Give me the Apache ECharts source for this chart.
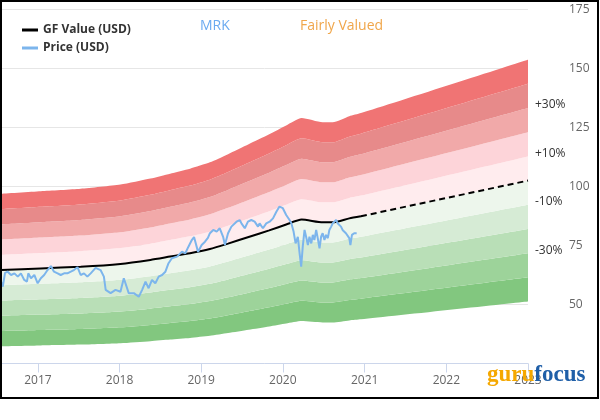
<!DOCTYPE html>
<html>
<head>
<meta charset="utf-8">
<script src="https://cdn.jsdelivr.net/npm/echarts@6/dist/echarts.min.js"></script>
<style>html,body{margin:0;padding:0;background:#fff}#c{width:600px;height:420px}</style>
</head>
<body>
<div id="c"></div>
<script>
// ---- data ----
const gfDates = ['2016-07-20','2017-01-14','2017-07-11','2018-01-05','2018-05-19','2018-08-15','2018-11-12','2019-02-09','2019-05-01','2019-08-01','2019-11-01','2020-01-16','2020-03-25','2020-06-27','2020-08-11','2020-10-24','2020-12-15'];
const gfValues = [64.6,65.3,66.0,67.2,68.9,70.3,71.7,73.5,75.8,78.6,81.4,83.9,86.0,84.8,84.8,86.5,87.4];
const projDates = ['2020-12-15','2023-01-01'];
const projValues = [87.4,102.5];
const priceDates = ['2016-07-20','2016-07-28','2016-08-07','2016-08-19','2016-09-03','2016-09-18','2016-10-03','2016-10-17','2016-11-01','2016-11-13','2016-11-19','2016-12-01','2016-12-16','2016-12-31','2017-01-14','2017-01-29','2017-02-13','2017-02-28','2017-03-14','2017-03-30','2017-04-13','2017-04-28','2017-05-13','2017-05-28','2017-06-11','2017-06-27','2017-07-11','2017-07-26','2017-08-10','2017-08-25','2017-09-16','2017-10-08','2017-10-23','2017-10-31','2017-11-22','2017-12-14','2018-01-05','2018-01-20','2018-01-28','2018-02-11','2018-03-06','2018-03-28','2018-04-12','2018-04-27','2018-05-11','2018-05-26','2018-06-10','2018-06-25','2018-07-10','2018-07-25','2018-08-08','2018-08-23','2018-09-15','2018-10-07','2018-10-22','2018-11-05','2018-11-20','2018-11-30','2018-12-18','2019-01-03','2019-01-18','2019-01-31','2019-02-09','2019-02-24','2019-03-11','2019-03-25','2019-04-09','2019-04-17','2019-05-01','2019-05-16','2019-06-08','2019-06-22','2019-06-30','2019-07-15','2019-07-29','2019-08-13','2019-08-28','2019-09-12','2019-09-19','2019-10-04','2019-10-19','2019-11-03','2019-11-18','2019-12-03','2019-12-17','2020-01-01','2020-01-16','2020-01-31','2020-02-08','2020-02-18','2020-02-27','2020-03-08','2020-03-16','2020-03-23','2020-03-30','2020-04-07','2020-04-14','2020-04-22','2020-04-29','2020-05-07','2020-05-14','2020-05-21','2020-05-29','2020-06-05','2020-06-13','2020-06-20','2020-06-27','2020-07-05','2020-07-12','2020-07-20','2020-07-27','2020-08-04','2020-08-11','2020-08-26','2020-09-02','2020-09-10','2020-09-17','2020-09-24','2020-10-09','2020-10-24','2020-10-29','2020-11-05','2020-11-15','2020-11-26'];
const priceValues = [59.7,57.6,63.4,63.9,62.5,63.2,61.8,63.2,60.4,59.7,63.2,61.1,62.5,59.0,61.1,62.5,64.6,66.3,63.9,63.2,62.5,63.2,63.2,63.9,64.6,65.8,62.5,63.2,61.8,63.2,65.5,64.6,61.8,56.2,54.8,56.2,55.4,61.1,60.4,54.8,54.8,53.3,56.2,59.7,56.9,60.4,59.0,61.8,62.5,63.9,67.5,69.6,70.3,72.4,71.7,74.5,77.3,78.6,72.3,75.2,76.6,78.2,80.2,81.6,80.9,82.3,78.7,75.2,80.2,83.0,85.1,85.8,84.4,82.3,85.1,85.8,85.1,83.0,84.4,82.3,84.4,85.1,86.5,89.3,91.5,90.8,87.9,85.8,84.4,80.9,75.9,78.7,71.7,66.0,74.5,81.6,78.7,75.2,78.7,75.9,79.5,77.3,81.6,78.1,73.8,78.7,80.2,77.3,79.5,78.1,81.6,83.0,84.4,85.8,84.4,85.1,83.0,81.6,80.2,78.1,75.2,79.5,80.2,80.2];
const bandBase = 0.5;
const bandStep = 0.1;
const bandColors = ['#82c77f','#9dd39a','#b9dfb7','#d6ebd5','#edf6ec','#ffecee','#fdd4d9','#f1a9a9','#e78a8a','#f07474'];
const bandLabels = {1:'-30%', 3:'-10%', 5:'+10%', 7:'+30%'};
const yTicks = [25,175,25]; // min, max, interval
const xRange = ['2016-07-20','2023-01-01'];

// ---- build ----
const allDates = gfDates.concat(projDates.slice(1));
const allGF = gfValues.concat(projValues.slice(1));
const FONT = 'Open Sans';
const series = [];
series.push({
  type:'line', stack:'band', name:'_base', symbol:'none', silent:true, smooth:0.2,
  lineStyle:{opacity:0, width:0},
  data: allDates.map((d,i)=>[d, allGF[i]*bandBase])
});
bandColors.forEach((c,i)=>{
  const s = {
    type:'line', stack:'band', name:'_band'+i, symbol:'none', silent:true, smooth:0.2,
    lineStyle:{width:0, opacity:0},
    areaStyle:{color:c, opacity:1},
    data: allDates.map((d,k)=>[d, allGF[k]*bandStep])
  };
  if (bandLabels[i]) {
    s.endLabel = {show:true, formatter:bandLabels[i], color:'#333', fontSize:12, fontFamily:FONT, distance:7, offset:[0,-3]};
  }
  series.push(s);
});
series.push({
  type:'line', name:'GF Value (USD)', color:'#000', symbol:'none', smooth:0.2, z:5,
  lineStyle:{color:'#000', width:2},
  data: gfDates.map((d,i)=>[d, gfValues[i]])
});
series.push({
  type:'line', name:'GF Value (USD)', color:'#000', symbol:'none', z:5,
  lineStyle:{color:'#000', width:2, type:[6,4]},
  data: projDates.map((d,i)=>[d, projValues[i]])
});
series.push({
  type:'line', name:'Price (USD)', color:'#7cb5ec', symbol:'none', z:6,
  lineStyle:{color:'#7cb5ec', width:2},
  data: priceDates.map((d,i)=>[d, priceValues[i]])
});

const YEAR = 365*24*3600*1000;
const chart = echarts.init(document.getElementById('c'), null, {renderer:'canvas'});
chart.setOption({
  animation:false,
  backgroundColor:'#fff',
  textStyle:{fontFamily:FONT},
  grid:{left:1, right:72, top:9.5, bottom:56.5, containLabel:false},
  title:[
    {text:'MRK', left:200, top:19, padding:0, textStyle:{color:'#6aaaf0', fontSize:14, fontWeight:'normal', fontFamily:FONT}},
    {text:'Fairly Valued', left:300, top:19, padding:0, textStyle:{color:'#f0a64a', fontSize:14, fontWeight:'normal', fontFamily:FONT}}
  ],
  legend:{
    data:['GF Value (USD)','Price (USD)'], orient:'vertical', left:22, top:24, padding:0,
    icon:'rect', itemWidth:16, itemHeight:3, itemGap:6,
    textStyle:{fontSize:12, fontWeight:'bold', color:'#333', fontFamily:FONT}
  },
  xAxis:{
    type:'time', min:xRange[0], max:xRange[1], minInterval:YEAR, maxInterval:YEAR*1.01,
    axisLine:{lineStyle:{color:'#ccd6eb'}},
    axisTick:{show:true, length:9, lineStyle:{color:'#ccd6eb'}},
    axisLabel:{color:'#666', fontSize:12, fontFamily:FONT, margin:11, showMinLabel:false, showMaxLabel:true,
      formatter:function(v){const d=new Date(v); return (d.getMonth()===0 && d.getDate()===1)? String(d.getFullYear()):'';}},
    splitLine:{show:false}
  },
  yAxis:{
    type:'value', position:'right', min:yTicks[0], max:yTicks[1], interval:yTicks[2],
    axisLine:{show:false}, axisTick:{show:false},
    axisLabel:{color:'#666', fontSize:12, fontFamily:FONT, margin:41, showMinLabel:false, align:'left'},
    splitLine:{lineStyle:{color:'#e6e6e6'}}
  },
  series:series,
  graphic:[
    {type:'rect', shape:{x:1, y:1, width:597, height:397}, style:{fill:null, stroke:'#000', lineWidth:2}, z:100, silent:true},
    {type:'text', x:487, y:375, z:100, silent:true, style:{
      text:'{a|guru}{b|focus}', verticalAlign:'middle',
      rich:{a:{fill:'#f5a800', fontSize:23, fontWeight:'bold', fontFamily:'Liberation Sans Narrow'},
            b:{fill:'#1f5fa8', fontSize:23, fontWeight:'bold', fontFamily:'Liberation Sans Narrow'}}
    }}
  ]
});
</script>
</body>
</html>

==========

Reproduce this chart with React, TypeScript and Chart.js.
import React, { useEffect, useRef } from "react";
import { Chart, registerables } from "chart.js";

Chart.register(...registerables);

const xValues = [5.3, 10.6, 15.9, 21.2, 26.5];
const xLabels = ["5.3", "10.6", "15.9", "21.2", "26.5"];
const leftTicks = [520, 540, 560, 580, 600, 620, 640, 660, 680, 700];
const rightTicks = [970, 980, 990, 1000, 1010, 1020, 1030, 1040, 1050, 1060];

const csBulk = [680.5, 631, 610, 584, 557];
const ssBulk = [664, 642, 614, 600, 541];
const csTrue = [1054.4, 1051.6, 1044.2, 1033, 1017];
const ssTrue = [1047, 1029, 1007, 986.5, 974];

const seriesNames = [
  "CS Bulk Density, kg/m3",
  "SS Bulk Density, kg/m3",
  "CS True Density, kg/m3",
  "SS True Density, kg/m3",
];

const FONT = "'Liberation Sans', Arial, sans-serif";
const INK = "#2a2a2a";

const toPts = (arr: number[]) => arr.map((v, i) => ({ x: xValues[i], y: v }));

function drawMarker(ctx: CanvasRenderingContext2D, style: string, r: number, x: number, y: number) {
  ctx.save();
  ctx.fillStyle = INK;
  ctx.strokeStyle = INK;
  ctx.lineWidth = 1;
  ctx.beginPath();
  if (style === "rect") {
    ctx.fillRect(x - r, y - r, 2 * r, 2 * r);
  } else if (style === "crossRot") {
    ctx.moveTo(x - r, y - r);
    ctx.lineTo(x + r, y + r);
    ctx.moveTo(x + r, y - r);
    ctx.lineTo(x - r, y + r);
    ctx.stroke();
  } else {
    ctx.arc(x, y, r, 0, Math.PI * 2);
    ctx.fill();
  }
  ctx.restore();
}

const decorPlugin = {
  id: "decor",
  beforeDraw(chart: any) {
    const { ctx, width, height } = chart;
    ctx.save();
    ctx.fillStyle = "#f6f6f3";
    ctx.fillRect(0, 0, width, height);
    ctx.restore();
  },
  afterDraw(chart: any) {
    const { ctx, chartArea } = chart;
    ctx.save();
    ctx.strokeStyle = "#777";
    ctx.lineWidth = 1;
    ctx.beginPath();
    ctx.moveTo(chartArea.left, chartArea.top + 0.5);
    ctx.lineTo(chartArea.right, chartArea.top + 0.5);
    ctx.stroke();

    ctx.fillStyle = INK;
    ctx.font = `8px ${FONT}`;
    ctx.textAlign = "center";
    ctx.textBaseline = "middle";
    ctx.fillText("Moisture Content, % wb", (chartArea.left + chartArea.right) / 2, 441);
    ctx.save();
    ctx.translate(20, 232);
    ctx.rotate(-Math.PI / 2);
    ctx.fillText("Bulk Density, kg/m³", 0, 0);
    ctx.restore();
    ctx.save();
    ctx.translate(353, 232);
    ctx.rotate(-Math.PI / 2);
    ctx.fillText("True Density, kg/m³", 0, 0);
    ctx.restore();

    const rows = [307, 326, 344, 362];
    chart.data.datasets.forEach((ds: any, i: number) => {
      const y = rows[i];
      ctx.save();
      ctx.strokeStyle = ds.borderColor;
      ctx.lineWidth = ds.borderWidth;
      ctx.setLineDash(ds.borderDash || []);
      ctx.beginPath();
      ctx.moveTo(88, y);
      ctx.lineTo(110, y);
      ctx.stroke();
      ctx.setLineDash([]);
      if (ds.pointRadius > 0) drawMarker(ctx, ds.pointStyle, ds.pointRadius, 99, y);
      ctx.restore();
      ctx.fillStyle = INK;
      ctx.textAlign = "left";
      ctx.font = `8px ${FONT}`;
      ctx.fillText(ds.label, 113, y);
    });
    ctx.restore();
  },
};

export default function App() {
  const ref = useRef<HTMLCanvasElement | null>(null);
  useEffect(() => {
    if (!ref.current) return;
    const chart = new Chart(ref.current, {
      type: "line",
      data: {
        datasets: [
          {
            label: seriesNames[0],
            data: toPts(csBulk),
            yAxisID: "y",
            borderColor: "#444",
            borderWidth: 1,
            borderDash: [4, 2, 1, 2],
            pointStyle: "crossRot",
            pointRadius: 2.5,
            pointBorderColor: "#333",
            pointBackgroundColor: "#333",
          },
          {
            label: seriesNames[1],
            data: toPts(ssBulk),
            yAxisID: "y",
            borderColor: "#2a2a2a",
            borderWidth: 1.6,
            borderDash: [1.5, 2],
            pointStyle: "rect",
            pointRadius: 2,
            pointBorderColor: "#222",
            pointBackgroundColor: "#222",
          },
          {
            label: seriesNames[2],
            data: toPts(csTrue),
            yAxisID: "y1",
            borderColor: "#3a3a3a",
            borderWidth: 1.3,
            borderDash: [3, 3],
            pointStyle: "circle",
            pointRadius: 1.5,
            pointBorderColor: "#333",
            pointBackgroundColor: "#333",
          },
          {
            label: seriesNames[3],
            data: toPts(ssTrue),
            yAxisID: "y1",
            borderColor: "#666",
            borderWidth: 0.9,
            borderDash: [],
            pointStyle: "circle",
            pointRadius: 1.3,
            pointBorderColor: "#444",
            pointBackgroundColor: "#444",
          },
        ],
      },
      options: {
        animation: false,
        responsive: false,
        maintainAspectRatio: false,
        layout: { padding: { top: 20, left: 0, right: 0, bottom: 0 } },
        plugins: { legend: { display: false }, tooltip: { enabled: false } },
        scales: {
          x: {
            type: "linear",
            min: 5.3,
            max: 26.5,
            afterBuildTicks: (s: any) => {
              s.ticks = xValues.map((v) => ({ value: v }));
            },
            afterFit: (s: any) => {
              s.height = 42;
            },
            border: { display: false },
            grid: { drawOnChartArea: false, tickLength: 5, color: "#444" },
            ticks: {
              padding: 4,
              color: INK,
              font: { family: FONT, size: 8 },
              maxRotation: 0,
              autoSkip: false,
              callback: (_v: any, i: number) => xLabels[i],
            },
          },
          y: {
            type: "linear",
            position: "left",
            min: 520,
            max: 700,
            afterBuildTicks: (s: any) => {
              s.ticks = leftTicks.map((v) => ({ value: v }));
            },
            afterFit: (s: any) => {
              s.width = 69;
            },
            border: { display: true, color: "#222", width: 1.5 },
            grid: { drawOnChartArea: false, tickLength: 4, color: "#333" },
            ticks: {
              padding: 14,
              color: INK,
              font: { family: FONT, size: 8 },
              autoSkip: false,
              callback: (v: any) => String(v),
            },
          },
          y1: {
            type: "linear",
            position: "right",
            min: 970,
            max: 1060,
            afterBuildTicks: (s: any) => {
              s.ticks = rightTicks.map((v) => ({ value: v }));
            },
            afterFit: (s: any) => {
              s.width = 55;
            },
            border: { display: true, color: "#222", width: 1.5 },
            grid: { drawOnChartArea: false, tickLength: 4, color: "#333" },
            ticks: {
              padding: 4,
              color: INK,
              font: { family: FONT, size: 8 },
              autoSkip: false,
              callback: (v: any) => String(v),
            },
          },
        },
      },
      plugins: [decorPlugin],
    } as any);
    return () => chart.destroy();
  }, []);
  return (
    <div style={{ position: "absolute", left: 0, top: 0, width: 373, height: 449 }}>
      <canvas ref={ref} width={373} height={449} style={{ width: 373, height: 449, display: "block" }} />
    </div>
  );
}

==========

→ INSTRUCTION:
From the entries above, give again exactly the lines running from the line with "Reproduce this chart" to the line with "1040, 1050, 1060];"; include both of those lines.

→ OUTPUT OF THE TASK:
Reproduce this chart with React, TypeScript and Chart.js.
import React, { useEffect, useRef } from "react";
import { Chart, registerables } from "chart.js";

Chart.register(...registerables);

const xValues = [5.3, 10.6, 15.9, 21.2, 26.5];
const xLabels = ["5.3", "10.6", "15.9", "21.2", "26.5"];
const leftTicks = [520, 540, 560, 580, 600, 620, 640, 660, 680, 700];
const rightTicks = [970, 980, 990, 1000, 1010, 1020, 1030, 1040, 1050, 1060];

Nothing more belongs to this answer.